Another key learning experience comes from being at the cutting-edge of HPC technologies. From new software paradigms, to emerging hardware architectures, this field is rapidly changing where continuous learning is the only constant. I am learning to not only think about the present, but also account for the 'exascale' future. Getting a foot in this tightly-knit network of researchers and HPC specialists opens up tremendous possibilities for my career path ahead.
Experience at CSCS North
The Zurich office is extremely multi-cultural! I count 14 nationalities today in a rather small group. The atmosphere is very informal with little hierarchy. We work in small teams on numerous projects in several shared office spaces of 2-4 people. My project also involves regular visits to the vibrant and sunny city of Lugano, which can be refreshing after an overdose of grey in Zurich. There is great variety in terms of academic backgrounds as well. It is indeed lovely to have very knowledgeable and highly accomplished colleagues to whom I can talk about a broad spectrum of topics. As they say, the best room to be is where one finds oneself being the least capable! I find lessons to learn from everyone around me.

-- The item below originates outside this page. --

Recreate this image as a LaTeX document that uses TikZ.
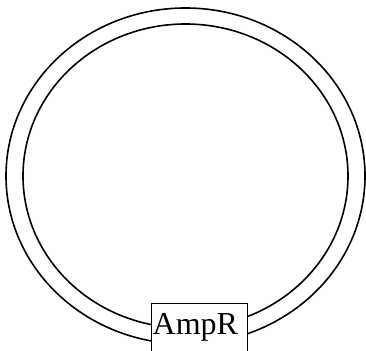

We had our first team-building retreat this October at a rather unconventional choice of an alpine cabin which can only be reached by a long hike through a forest and the snowy mountains. It was a good opportunity to reflect on the working structure, plan for the future and getting to know each other better. It has been a great beginning and I am optimistic about making a positive impact with my project and the learning experiences ahead. All these things aside, it is mega cool to say that I work with one of the fastest supercomputers in the world!